YOUR INSTRUCTIONS: Extract the lines between the ones holding "The picture is" and "from matplotlib.ticker import NullLocator", inclusive, exactly as written and nothing more.

=== DATASET CONTENT ===

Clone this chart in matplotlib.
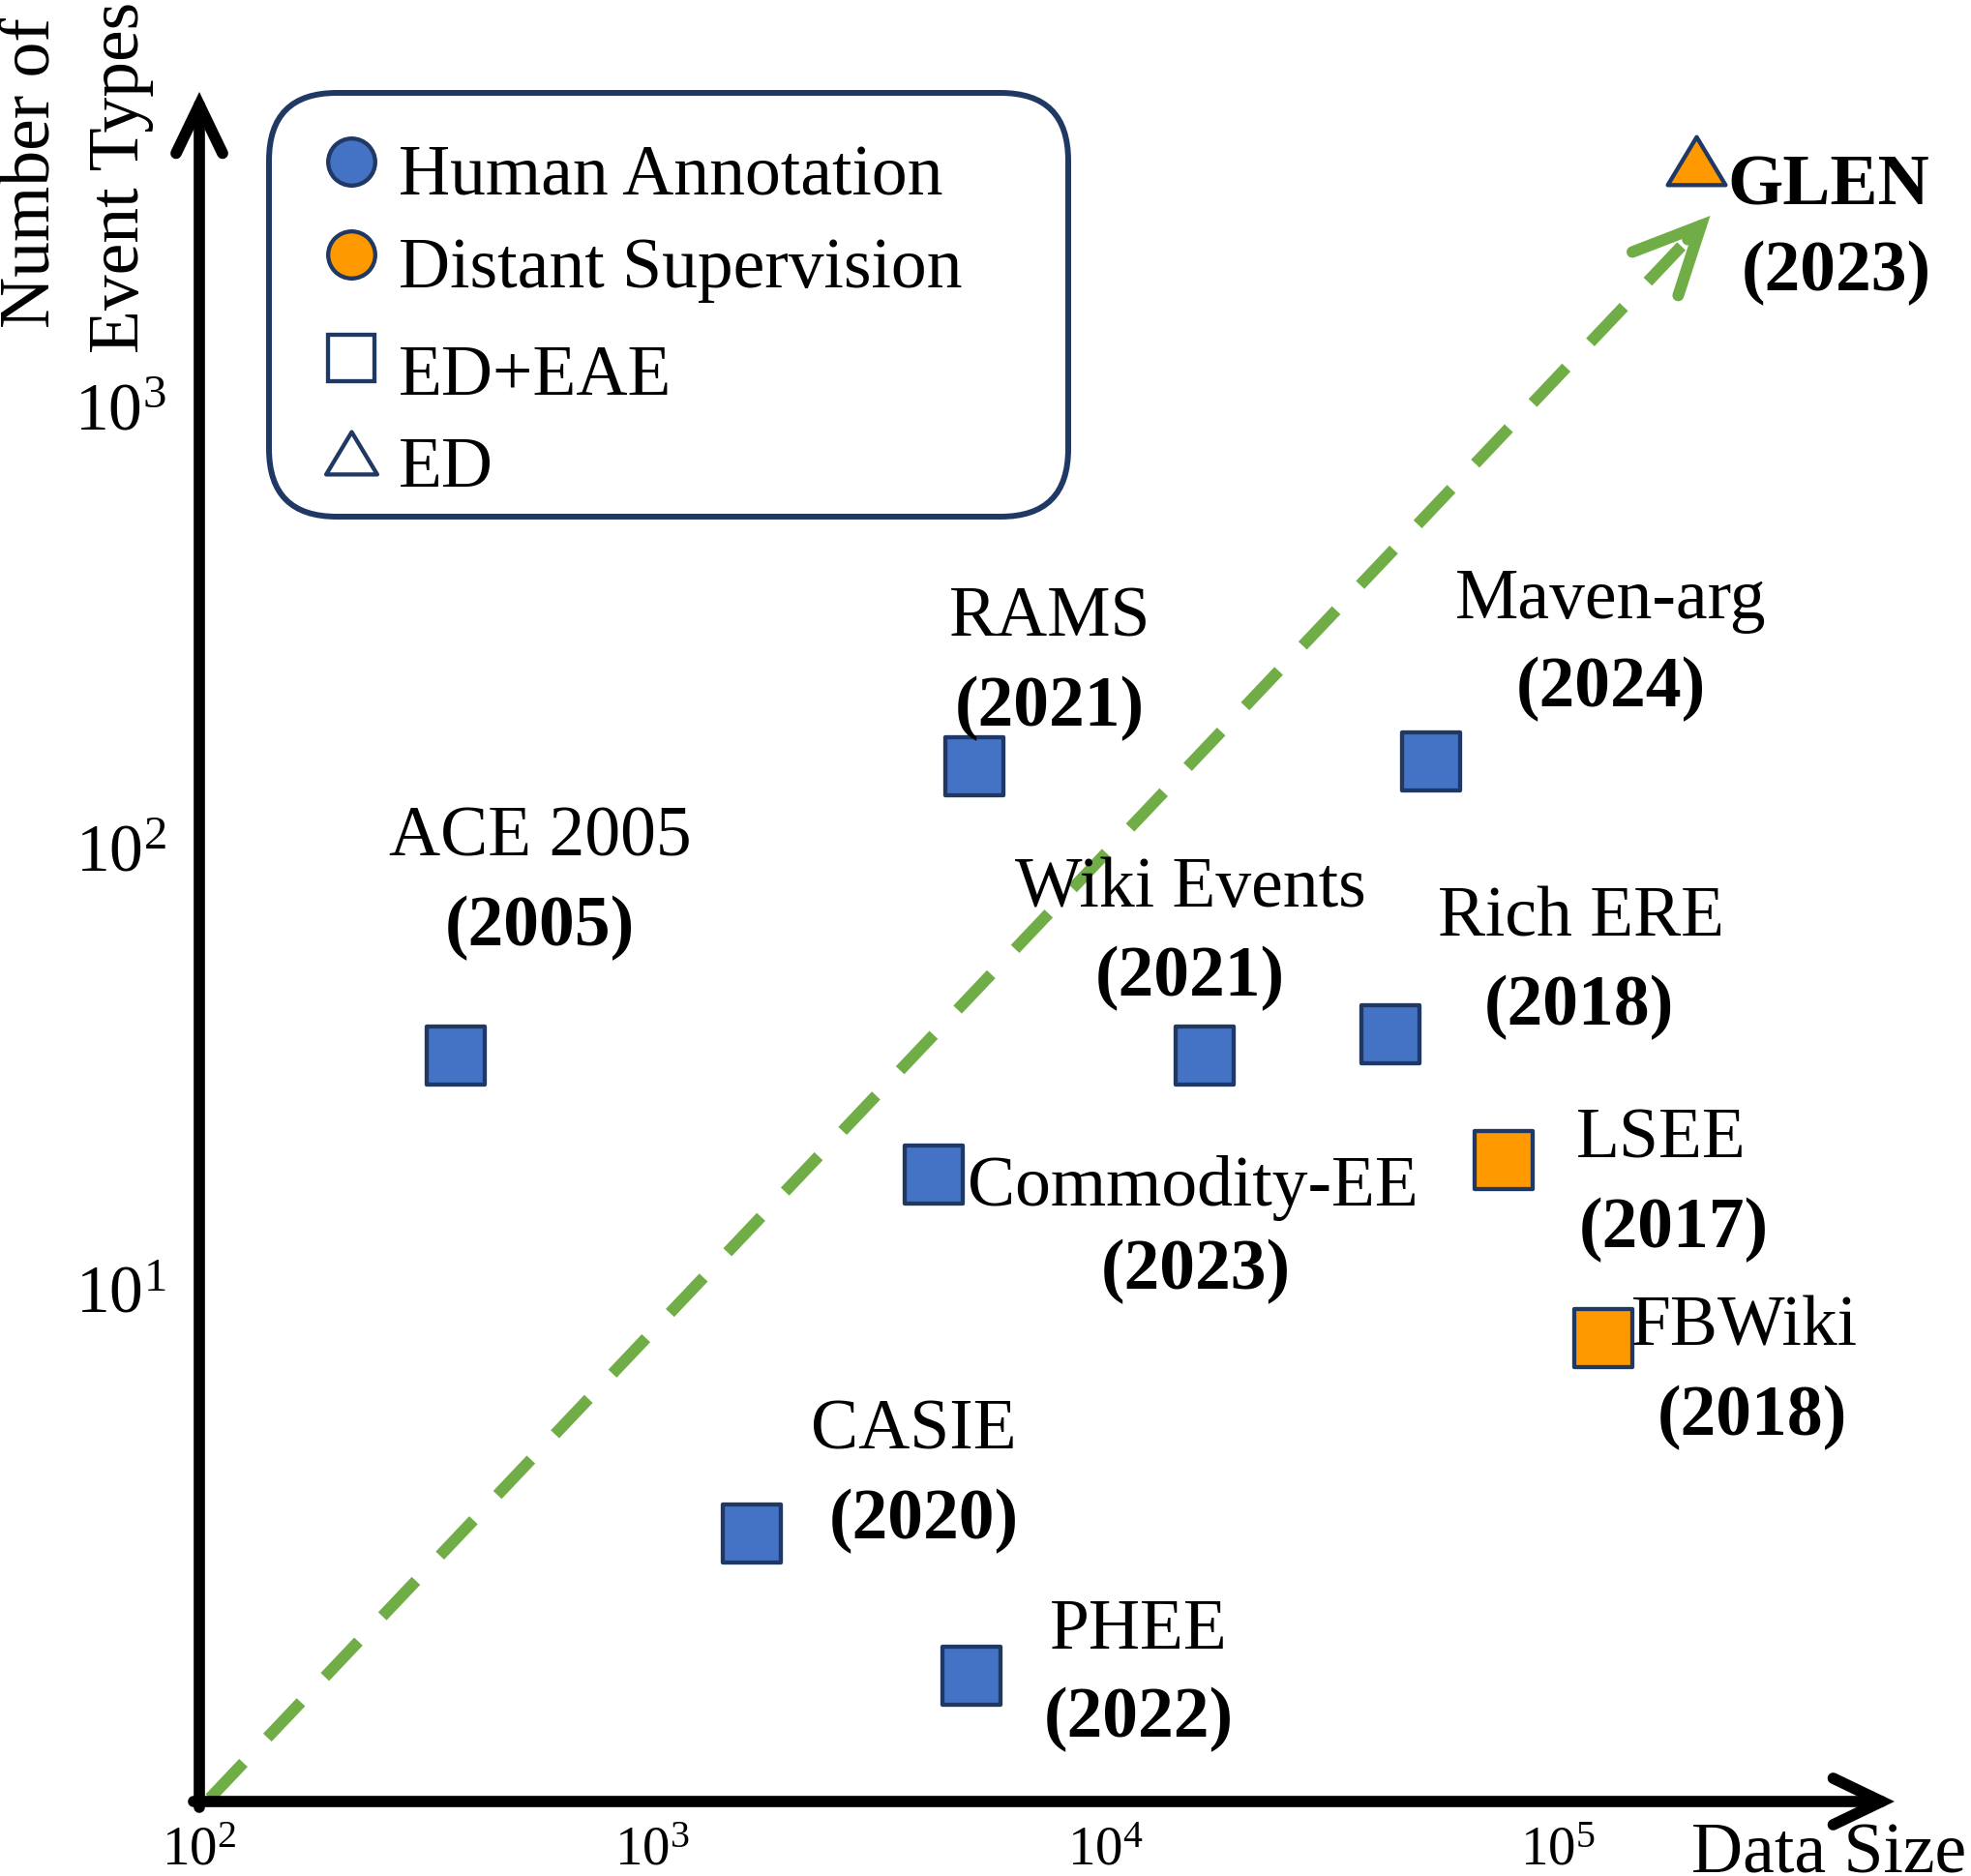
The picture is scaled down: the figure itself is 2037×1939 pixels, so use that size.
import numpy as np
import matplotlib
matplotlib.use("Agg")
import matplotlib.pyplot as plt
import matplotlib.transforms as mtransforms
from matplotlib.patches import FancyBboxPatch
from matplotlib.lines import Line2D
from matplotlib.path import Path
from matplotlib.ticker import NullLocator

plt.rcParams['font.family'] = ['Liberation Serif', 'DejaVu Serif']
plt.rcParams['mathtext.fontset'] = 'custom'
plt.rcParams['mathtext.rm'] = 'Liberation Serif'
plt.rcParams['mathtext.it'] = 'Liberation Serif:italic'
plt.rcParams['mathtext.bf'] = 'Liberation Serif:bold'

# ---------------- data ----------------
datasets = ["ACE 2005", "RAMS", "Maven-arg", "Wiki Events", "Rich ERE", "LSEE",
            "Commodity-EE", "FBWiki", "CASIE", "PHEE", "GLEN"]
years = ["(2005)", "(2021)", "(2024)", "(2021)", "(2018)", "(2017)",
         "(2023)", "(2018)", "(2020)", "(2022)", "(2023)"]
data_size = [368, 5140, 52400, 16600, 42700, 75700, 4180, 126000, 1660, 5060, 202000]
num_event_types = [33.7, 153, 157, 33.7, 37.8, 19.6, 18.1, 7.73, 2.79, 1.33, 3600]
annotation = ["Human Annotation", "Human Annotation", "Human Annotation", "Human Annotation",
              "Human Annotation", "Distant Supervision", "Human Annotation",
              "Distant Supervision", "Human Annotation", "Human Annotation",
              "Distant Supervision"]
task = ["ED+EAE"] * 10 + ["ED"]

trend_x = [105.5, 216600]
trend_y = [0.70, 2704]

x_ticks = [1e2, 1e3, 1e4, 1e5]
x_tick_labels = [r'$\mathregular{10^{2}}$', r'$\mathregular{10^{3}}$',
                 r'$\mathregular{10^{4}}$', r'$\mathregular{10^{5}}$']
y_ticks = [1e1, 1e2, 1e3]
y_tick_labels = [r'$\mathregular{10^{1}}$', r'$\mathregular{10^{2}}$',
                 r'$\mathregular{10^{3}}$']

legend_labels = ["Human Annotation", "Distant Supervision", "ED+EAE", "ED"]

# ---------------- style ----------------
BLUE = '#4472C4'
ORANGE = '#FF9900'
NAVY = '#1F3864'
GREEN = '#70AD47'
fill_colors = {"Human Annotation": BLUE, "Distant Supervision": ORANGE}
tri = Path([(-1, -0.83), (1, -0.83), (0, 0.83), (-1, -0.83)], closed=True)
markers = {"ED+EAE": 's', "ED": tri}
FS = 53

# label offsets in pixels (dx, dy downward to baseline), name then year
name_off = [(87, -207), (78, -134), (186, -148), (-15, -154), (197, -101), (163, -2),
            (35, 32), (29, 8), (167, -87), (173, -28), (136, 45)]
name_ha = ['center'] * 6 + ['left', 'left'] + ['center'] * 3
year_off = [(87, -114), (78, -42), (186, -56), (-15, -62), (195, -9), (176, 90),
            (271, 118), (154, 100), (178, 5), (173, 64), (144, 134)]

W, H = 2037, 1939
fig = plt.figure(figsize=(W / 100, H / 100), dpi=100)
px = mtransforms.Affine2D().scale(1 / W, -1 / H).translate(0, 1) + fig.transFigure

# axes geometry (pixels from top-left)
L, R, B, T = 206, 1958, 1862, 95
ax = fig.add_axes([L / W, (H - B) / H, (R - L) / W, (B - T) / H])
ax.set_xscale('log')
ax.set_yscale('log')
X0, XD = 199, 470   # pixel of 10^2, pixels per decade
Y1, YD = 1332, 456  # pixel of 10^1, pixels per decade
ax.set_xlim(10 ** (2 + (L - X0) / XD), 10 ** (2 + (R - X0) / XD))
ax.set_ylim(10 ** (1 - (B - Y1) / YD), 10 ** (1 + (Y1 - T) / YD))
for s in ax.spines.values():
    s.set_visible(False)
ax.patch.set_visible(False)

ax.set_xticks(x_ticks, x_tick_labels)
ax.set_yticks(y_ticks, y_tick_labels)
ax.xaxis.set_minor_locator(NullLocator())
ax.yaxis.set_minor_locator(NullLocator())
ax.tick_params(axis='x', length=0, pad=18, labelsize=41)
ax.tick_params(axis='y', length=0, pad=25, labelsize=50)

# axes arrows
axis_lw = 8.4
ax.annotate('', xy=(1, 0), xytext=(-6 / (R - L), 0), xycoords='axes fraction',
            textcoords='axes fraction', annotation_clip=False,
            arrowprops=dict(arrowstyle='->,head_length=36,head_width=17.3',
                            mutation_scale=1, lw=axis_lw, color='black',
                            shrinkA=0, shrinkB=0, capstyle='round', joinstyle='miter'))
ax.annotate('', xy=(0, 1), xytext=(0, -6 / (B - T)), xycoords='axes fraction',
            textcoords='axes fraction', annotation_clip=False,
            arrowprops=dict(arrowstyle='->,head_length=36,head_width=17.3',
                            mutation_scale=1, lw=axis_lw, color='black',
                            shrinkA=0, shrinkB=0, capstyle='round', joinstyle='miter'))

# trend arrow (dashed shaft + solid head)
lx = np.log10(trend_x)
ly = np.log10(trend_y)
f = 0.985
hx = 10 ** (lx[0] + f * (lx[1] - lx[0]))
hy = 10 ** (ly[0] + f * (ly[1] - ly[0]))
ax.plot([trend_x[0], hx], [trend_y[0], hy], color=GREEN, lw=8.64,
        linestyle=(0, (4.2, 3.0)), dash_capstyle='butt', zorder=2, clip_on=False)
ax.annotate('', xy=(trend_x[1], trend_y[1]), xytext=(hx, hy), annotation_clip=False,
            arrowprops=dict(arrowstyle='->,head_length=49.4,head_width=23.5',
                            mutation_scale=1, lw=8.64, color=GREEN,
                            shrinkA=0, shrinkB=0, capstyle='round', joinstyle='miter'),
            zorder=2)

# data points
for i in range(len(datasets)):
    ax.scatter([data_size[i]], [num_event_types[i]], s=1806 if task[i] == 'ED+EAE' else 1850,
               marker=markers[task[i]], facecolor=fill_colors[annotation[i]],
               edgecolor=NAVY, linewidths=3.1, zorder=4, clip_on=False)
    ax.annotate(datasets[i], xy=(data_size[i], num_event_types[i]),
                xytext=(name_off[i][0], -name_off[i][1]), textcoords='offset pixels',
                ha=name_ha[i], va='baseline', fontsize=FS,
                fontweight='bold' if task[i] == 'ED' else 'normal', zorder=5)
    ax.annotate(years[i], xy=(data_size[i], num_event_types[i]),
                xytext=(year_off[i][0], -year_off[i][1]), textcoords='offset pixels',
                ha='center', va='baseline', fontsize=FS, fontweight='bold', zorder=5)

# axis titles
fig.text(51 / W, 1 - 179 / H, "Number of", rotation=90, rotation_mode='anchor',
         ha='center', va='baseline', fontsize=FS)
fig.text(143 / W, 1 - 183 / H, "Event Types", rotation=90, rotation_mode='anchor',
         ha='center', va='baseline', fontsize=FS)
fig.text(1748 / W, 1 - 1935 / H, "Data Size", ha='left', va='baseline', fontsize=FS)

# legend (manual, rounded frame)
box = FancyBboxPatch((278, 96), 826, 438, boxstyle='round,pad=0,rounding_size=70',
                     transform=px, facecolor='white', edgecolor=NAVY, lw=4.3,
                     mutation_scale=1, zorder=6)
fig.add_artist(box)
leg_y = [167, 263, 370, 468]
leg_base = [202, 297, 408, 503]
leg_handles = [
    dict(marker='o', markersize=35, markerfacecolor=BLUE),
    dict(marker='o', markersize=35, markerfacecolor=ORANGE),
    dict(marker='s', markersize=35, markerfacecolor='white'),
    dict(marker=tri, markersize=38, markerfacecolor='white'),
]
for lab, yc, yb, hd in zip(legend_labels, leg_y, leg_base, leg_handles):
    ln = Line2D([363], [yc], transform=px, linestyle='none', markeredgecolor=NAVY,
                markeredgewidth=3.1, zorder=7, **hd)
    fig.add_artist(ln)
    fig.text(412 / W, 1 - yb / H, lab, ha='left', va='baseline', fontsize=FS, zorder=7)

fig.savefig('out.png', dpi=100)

===

EXERCISE RESPONSE:
The picture is scaled down: the figure itself is 2037×1939 pixels, so use that size.
import numpy as np
import matplotlib
matplotlib.use("Agg")
import matplotlib.pyplot as plt
import matplotlib.transforms as mtransforms
from matplotlib.patches import FancyBboxPatch
from matplotlib.lines import Line2D
from matplotlib.path import Path
from matplotlib.ticker import NullLocator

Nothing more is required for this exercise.